La progression générale, toutefois, reste cohérente. Elle s’éloigne des codes traditionnels de la série pour proposer une montée en puissance plus diffuse, moins balisée, davantage liée à la maîtrise du système de jeu qu’à une succession d’étapes clairement identifiées. Le récit accompagne cette progression sans jamais chercher à la diriger frontalement. Il installe des thèmes intéressants, notamment autour de la transformation, du contrôle et de l’équilibre, mais il reste trop souvent en retrait. L’écriture est correcte, parfois pertinente, mais rarement marquante. Les dialogues ont tendance à s’étirer, certaines séquences manquent de tension, et l’ensemble donne le sentiment d’un scénario qui soutient le gameplay sans jamais le porter pleinement.
C’est finalement dans le système de combat que Légendes Pokémon : Z-A affirme le plus clairement sa singularité. Le passage à des affrontements en temps réel constitue un changement profond, bien plus qu’une simple évolution cosmétique. Le joueur doit désormais gérer le positionnement, les déplacements, le timing des attaques et la lecture des animations adverses. Les combats gagnent en dynamisme, en intensité, et exigent une implication constante. Pour la première fois depuis longtemps, Pokémon demande au joueur d’être pleinement actif pendant les affrontements, et non plus seulement attentif à des choix de menus.

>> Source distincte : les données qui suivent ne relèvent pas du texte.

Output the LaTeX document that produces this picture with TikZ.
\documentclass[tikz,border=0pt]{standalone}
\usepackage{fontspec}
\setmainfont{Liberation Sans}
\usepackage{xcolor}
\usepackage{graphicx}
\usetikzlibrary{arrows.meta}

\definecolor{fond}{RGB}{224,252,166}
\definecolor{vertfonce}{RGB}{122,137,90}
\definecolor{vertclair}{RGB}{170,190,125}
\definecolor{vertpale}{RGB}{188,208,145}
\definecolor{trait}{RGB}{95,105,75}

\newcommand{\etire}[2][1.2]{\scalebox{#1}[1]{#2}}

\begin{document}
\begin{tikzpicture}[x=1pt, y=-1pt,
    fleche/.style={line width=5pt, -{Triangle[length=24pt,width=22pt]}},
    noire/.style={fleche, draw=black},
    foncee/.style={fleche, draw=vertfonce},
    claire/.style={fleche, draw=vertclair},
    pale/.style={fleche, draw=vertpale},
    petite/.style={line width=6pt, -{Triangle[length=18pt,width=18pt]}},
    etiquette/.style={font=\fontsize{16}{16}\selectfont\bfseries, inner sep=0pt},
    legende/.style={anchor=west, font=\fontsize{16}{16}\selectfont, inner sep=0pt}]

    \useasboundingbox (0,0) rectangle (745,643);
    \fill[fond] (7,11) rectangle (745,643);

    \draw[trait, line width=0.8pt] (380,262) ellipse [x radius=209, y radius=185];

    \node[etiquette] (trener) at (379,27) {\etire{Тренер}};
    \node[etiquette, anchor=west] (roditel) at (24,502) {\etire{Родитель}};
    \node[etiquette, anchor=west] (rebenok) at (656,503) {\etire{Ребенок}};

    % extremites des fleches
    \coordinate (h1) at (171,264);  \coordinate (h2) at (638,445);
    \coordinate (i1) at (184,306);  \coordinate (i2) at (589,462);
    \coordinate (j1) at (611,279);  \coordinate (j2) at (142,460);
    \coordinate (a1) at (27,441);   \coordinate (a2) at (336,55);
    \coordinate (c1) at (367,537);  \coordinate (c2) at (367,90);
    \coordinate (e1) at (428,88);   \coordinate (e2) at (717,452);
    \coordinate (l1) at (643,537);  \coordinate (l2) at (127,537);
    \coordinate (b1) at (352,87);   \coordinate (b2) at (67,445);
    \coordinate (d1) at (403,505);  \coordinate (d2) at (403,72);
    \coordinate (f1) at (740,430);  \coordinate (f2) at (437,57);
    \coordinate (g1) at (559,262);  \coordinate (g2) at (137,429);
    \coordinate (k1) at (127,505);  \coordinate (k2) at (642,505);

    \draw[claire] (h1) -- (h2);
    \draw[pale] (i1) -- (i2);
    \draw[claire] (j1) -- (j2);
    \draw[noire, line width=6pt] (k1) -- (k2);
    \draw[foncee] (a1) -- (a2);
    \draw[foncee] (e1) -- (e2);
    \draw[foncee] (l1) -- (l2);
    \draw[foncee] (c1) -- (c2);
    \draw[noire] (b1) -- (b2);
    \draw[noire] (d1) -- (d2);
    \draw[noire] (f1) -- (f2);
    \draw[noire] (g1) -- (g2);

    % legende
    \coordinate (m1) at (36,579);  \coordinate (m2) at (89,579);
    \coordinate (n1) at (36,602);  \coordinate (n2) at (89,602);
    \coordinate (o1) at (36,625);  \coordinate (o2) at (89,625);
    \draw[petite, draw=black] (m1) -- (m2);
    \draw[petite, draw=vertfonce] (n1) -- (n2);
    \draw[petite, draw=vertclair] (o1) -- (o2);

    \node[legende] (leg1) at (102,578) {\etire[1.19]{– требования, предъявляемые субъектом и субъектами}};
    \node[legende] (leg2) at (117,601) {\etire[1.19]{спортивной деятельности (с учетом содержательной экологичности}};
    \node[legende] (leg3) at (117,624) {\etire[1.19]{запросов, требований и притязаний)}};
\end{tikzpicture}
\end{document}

Cette refonte est globalement réussie. Elle renouvelle les sensations, redonne de l’intérêt à des affrontements qui auraient été anodins dans un système plus classique, et oblige à repenser la composition de son équipe. Toutefois, cette approche introduit aussi de nouvelles contraintes. La lisibilité de certaines situations reste perfectible, et la profondeur stratégique peut sembler moins marquée que dans le tour par tour traditionnel. Le jeu cherche manifestement à rester accessible, et cette volonté limite parfois la complexité de ses mécaniques. Là encore, Z-A avance, mais sans aller jusqu’au bout de ses ambitions.
La Méga-Évolution s’intègre naturellement à cette nouvelle dynamique. Son retour n’est pas traité comme un simple hommage, mais comme un véritable outil de gameplay. Bien utilisée, elle permet de modifier le rythme d’un combat, de créer une bascule, d’imposer une pression immédiate. Elle redonne aux affrontements une dimension spectaculaire qui avait marqué les joueurs lors de son introduction initiale. Néanmoins, en devenant aussi centrale, elle tend parfois à s’imposer comme une solution dominante, réduisant la diversité des approches possibles. Le jeu parvient généralement à contenir cet écueil, mais l’équilibre reste fragile.

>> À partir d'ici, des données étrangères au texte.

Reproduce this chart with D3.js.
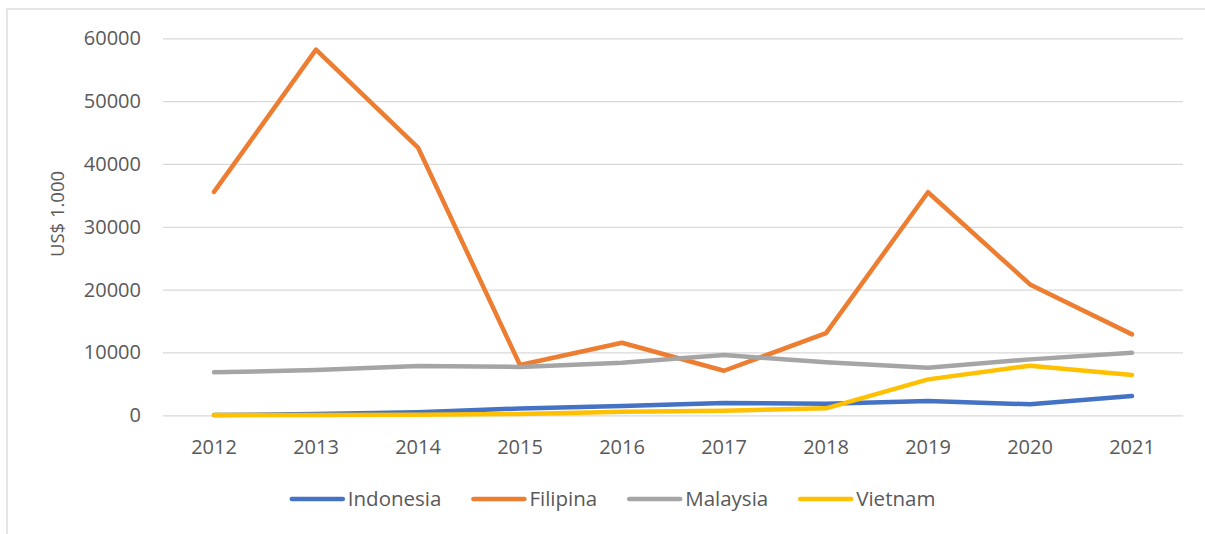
<!DOCTYPE html>
<html>

<head>
  <meta charset="UTF-8">
  <title>US$ 1.000</title>
  <script src="https://d3js.org/d3.v7.min.js"></script>
  <style>
    body {
      margin: 0;
      background: #fff;
    }

    svg text {
      font-family: "Open Sans", sans-serif;
      fill: #595959;
    }
  </style>
</head>

<body>
  <svg></svg>
</body>

<script>
  // data
  let years = ["2012", "2013", "2014", "2015", "2016", "2017", "2018", "2019", "2020", "2021"];
  let indonesia = [40, 200, 500, 1080, 1480, 1950, 1850, 2270, 1750, 3070];
  let filipina = [35550, 58190, 42610, 8000, 11540, 7090, 13080, 35500, 20830, 12880];
  let malaysia = [6840, 7200, 7840, 7700, 8360, 9590, 8430, 7570, 8900, 9950];
  let vietnam = [30, 60, 100, 200, 570, 730, 1110, 5720, 7890, 6410];
  let yTicks = [0, 10000, 20000, 30000, 40000, 50000, 60000];

  let seriesNames = ["Indonesia", "Filipina", "Malaysia", "Vietnam"];
  let colors = ["#4472C4", "#ED7D31", "#A5A5A5", "#FFC000"];

  let width = 1205,
    height = 534;

  let svg = d3.select("svg")
    .attr("width", width)
    .attr("height", height);

  // outer frame of the chart (cut off at right and bottom)
  svg.append("rect")
    .attr("x", 7)
    .attr("y", 9)
    .attr("width", 1220)
    .attr("height", 540)
    .attr("fill", "none")
    .attr("stroke", "#D9D9D9")
    .attr("stroke-width", 1.3);

  let plotLeft = 163,
    plotRight = 1183,
    plotTop = 38.3,
    plotBottom = 415.3;

  let x = d3.scaleBand()
    .domain(years)
    .range([plotLeft, plotRight]);

  let y = d3.scaleLinear()
    .domain([0, 60000])
    .range([plotBottom, plotTop]);

  // gridlines + y labels
  let yAxis = svg.append("g")
    .attr("transform", "translate(" + plotLeft + ",0)")
    .call(d3.axisLeft(y).tickValues(yTicks).tickSize(-(plotRight - plotLeft)).tickPadding(22).tickFormat(d3.format("d")));
  yAxis.select(".domain").remove();
  yAxis.selectAll("line").attr("stroke", "#D9D9D9").attr("stroke-width", 1.3);
  yAxis.selectAll("text").style("font-size", "20px").attr("fill", "#595959");

  // x labels
  let xAxis = svg.append("g")
    .attr("transform", "translate(0," + plotBottom + ")")
    .call(d3.axisBottom(x).tickSize(0).tickPadding(24.5));
  xAxis.select(".domain").remove();
  xAxis.selectAll("text").style("font-size", "20px").attr("fill", "#595959");

  // y axis title
  svg.append("text")
    .attr("transform", "translate(64,214) rotate(-90)")
    .attr("text-anchor", "middle")
    .style("font-size", "18.5px")
    .text("US$ 1.000");

  let series = [indonesia, filipina, malaysia, vietnam].map((vals, i) => ({
    name: seriesNames[i],
    color: colors[i],
    values: vals.map((v, j) => ({ year: years[j], value: v }))
  }));

  let line = d3.line()
    .x(d => x(d.year) + x.bandwidth() / 2)
    .y(d => y(d.value));

  svg.append("g")
    .selectAll("path")
    .data(series)
    .enter()
    .append("path")
    .attr("d", d => line(d.values))
    .attr("fill", "none")
    .attr("stroke", d => d.color)
    .attr("stroke-width", 4.5)
    .attr("stroke-linejoin", "round")
    .attr("stroke-linecap", "round");

  // legend
  let legend = svg.append("g");
  let items = legend.selectAll("g")
    .data(series)
    .enter()
    .append("g");
  items.append("line")
    .attr("x1", 2)
    .attr("x2", 53)
    .attr("y1", 0)
    .attr("y2", 0)
    .attr("stroke", d => d.color)
    .attr("stroke-width", 4.5)
    .attr("stroke-linecap", "round");
  items.append("text")
    .attr("x", 58)
    .attr("y", 0)
    .attr("dy", "0.35em")
    .style("font-size", "20.5px")
    .text(d => d.name);

  let pos = 0;
  items.each(function(d) {
    let w = d3.select(this).select("text").node().getComputedTextLength();
    d3.select(this).attr("transform", "translate(" + pos + ",0)");
    pos += 58 + w + 30;
  });
  let total = pos - 30;
  legend.attr("transform", "translate(" + (612.6 - total / 2) + ",499)");
</script>

</html>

Sur le plan technique, la version Nintendo Switch 2 apporte une amélioration nette. La fluidité est au rendez-vous, la stabilité permet enfin au jeu de s’exprimer sans entrave, et l’expérience globale gagne en confort. Les combats, en particulier, bénéficient pleinement de cette base plus solide. Pour une fois, Pokémon ne semble plus en lutte permanente avec ses propres limites techniques. Pourtant, cette amélioration ne s’accompagne pas d’un véritable saut visuel. L’ensemble reste correct, parfois agréable, mais rarement marquant. Les environnements manquent encore de richesse, et l’identité artistique demeure prudente.
C’est sans doute là que se concentre la frustration la plus persistante. Z-A est souvent plus moderne dans ce qu’il fait jouer que dans ce qu’il fait voir. Il propose des idées intéressantes, mais ne les soutient pas toujours par une mise en scène à la hauteur. Pokémon n’a pas besoin d’un réalisme spectaculaire pour convaincre, mais il gagnerait à assumer un parti pris artistique plus affirmé. Cette retenue visuelle donne parfois l’impression que le jeu se contente d’atteindre un seuil acceptable, là où il pourrait chercher à marquer durablement les esprits.

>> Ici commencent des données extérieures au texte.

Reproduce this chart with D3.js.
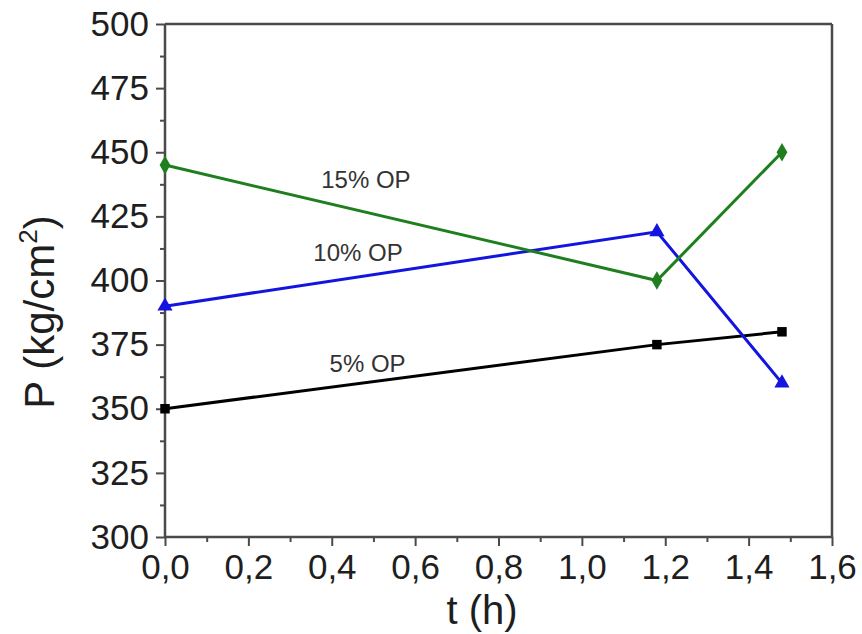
<!DOCTYPE html>
<html>
<head>
<meta charset="utf-8">
<script src="https://cdn.jsdelivr.net/npm/d3@7"></script>
<style>
  html, body { margin: 0; padding: 0; background: #fff; }
  svg { display: block; font-family: "Liberation Sans", Arial, sans-serif; }
</style>
</head>
<body>
<svg id="chart" width="862" height="634"></svg>
<script>
// Time points (h) shared by every series
const times = [0, 1.18, 1.48];

// Pressure (kg/cm²) for each oil percentage
const seriesNames = ["5% OP", "10% OP", "15% OP"];
const p5 = [350, 375, 380];
const p10 = [390, 419, 360];
const p15 = [445, 400, 450];

// Tick values
const xTicks = [0, 0.2, 0.4, 0.6, 0.8, 1.0, 1.2, 1.4, 1.6];
const yTicks = [300, 325, 350, 375, 400, 425, 450, 475, 500];

// Inline label anchor points (data coordinates)
const labelT = [0.486, 0.463, 0.482];
const labelP = [364.5, 407.5, 436];

const svg = d3.select("#chart");
const margin = { left: 165, right: 30, top: 24, bottom: 97 };
const W = 862, H = 634;

const x = d3.scaleLinear().domain([0, 1.6]).range([margin.left, W - margin.right]);
const y = d3.scaleLinear().domain([300, 500]).range([H - margin.bottom, margin.top]);

const axisColor = "#4a4a4a";
const textColor = "#1e1e1e";
const fmt = d => d3.format(".1f")(d).replace(".", ",");

// Minor ticks
const xMinor = d3.range(0.1, 1.6, 0.2);
const yMinor = d3.range(312.5, 500, 25);

const gx = svg.append("g").attr("transform", `translate(0,${y(300)})`);
gx.call(d3.axisBottom(x).tickValues(xTicks).tickFormat(fmt).tickSize(9).tickPadding(8));
gx.append("g").call(d3.axisBottom(x).tickValues(xMinor).tickFormat("").tickSize(5))
  .select(".domain").remove();

const gy = svg.append("g").attr("transform", `translate(${x(0)},0)`);
gy.call(d3.axisLeft(y).tickValues(yTicks).tickFormat(d3.format("d")).tickSize(9).tickPadding(7));
gy.append("g").call(d3.axisLeft(y).tickValues(yMinor).tickFormat("").tickSize(5))
  .select(".domain").remove();

[gx, gy].forEach(g => {
  g.selectAll(".domain").attr("stroke", axisColor).attr("stroke-width", 2.5);
  g.selectAll(".tick line").attr("stroke", axisColor).attr("stroke-width", 2);
  g.selectAll(".tick text").attr("fill", textColor).style("font-size", "35px");
});
gx.selectAll(".domain").attr("d", `M${x(0)},0H${x(1.6)}`);
gy.selectAll(".domain").attr("d", `M0,${y(300)}V${y(500)}`);

// Top and right frame lines
svg.append("line").attr("x1", x(0)).attr("x2", x(1.6)).attr("y1", y(500)).attr("y2", y(500))
  .attr("stroke", axisColor).attr("stroke-width", 2.5);
svg.append("line").attr("x1", x(1.6)).attr("x2", x(1.6)).attr("y1", y(500)).attr("y2", y(300))
  .attr("stroke", axisColor).attr("stroke-width", 2.5);

// Axis titles
svg.append("text")
  .attr("x", 482).attr("y", 624)
  .attr("text-anchor", "middle")
  .attr("fill", textColor)
  .style("font-size", "40px")
  .text("t (h)");

const yt = svg.append("text")
  .attr("transform", "translate(54,312) rotate(-90)")
  .attr("text-anchor", "middle")
  .attr("fill", textColor)
  .style("font-size", "42px");
yt.append("tspan").text("P (kg/cm");
yt.append("tspan").attr("dy", -17).style("font-size", "26px").text("2");
yt.append("tspan").attr("dy", 17).text(")");

// Series
const series = [
  { name: seriesNames[0], values: p5, color: "#000000", shape: d3.symbolSquare, size: 90 },
  { name: seriesNames[1], values: p10, color: "#1414e0", shape: d3.symbolTriangle, size: 100 },
  { name: seriesNames[2], values: p15, color: "#1f7f1f", shape: d3.symbolDiamond, size: 100 }
];

const line = d3.line().x(d => x(d[0])).y(d => y(d[1]));

series.forEach((s, i) => {
  const pts = times.map((t, j) => [t, s.values[j]]);
  svg.append("path")
    .datum(pts)
    .attr("d", line)
    .attr("fill", "none")
    .attr("stroke", s.color)
    .attr("stroke-width", 3);
  svg.append("g").selectAll("path")
    .data(pts)
    .join("path")
    .attr("transform", d => `translate(${x(d[0])},${y(d[1])})`)
    .attr("d", d3.symbol().type(s.shape).size(s.size))
    .attr("fill", s.color);
  svg.append("text")
    .attr("x", x(labelT[i]))
    .attr("y", y(labelP[i]))
    .attr("text-anchor", "middle")
    .attr("fill", "#333")
    .style("font-size", "24px")
    .text(s.name);
});
</script>
</body>
</html>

La bande sonore s’inscrit dans cette même logique. Elle accompagne efficacement l’action et l’exploration, sans jamais se montrer envahissante. Elle fait le travail, mais laisse peu de traces une fois la console éteinte.
Au terme de l’aventure, mon ressenti reste profondément nuancé. Z-A est un jeu important pour Pokémon, non parce qu’il serait exemplaire, mais parce qu’il montre une volonté réelle de transformation. Il corrige certaines faiblesses anciennes, en révèle de nouvelles, et prouve que Game Freak est capable de repenser certains fondements de la série. Mais il montre aussi que cette évolution se fait encore avec retenue.
En tant que joueur de longue date, je ne peux ni le rejeter ni l’embrasser sans réserve. Légendes Pokémon : Z-A me rappelle pourquoi je reste attaché à cette licence, tout en soulignant ce qui continue de me frustrer. La Nintendo Switch 2 ouvre une opportunité claire. Ce jeu en exploite une partie, sans aller jusqu’au bout. Il trace une direction. Reste à savoir si Game Freak aura, à l’avenir, la volonté d’en assumer pleinement les conséquences.